Friday Cephalopod: Did you ever wonder…?


What it’s like to be an octopus? This review of Peter Godfrey Smith’s book, Other Minds: The Octopus, the Sea, and the Deep Origins of Consciousness, captures perfectly why I’ve been fascinated by them — they’re the closest thing to aliens we’ve got.

octopushunter

Unlike cetaceans – whose sentience it is possible to imagine, partly because they demonstrate our mammalian connections so vividly and physically – cephalopods are entirely unlike us. “If we can make contact with cephalopods as sentient beings, it is not because of a shared history, not because of kinship, but because evolution built minds twice over,” says Godfrey-Smith. “This is probably the closest we will come to meeting an intelligent alien.” The fact that they have eight legs, three hearts, and blue-green blood allies them more with The Simpsons’ gloopy extra-terrestrials than anything earthly.

Comments

  1. Ed Seedhouse says

    I think we look through coloured glasses when we assess the “intelligence” and “sentience” of beings unlike us. I myself would say a tree is intelligent since it somehow knows perfectly well how to make another tree and so far as I know no human knows how to do that except in the most sketchy way. It’s not “intelligence as we know it” of course, but really what do we know about “intelligence”?

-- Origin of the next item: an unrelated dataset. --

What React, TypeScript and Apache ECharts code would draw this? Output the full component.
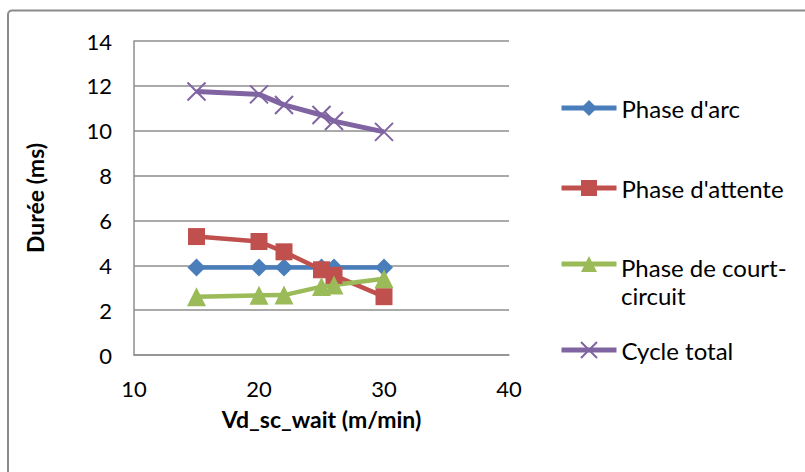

    Before we start talking about what is and what isn’t intelligence or sentience perhaps we need good testable definitions of these things, but I am unaware of any such definitions which may, of course, only be a demonstration of my own ignorance of which I have a plentiful store.

    Are trees and fish aware? I suspect trees aren’t and at least some fish are, but then I don’t really know what “awareness” really means, so why should my opinion be of any importance? I also don’t understand why or if “awareness” is a requirement for “intelligence”.

    I seem to perhaps have refuted my own argument, but what the heck, I’ll post it anyway.

  2. Rich Woods says

    I myself would say a tree is intelligent since it somehow knows perfectly well how to make another tree and so far as I know no human knows how to do that except in the most sketchy way.

    If humans learn how to make a tree, do trees stop being intelligent?

  3. busterggi says

    “they’re the closest thing to aliens we’ve got.”

    No, there are still Republicans.

  4. jrkrideau says

    # 4 hansomemrtoad

    A rather interesting paper judging by the abstract and probably quite suitable for Accident Analysis & Prevention.

    What on earth is it doing in The Proceedings of the National Academy of Science /i> ? Clearly the follow-up study will appear in Science or Nature.

  5. anchor says

    Hmmm. I thought its been common consensus for a long time (at least half a century) that humans will always be more closely related to cephalopods (or any other terrestrial organism) than to anything else extraterrestrial it might ever possibly encounter, just on the grounds of the ultimate extension of the principle of geographic isolation on variation. On that perspective cephalopods are close kin – and depending on how we identify ‘ourselves’, ARE a small subset aspect of earthly ‘us’.

    On the other hand, a fair argument can be made that we don’t even understand ourselves well enough to escape the category of alien: we already are the aliens. So what’s the big popular hoopla going around like the season’s sniffles that we won’t be able to understand ET’s? We haven’t even begun to figure ourselves out yet.

  6. Ed Seedhouse says

    Rich Woods@2
    “If humans learn how to make a tree, do trees stop being intelligent?”

    Ask me again when that happens. If, of course, I am still alive, though I rather suspect that I won’t be.

  7. Snoof says

    So is self-replication the only prerequisite for intelligence in your model, Ed Seedhouse? If so, it looks more like you’ve just redefined it to mean “alive”.

    Seems a waste of a perfectly good word, really.

  8. Ed Seedhouse says

    Snoof@10
    ‘it looks more like you’ve just redefined it to mean “alive”’

    I think this is a fair criticism based on what I said. However I also think that you need to provide a straightforward definition of “intelligence” for your criticism to have any weight for me. “Intelligence” is to my mind a fairly vague word and I haven’t seen any definitions that seem coherent to me.

    Google presents this as one: “the ability to acquire and apply knowledge and skills”.

    But if so may not the universe may be said to be intelligent? After all it has somehow acquired me, who has the (somewhat limited) ability to acquire knowledge. But that itself is misleading since I am not suggesting that there is somehow an intelligent “god” behind it all, nor do I mean to advocate Pantheism.

    OK, that’s a bit silly, but my point is that words and definitions are slippery and many (most?) of them don’t describe the physical world properly, so we should be careful how we apply them. The word is not the thing and the map is not the territory.

    Words are abstractions, but the physical world itself is not an abstraction. Of course words are necessary for human beings and very useful tools that give us a lot of power. But still I think it’s good to keep in mind that any abstraction is, by it’s nature, incomplete.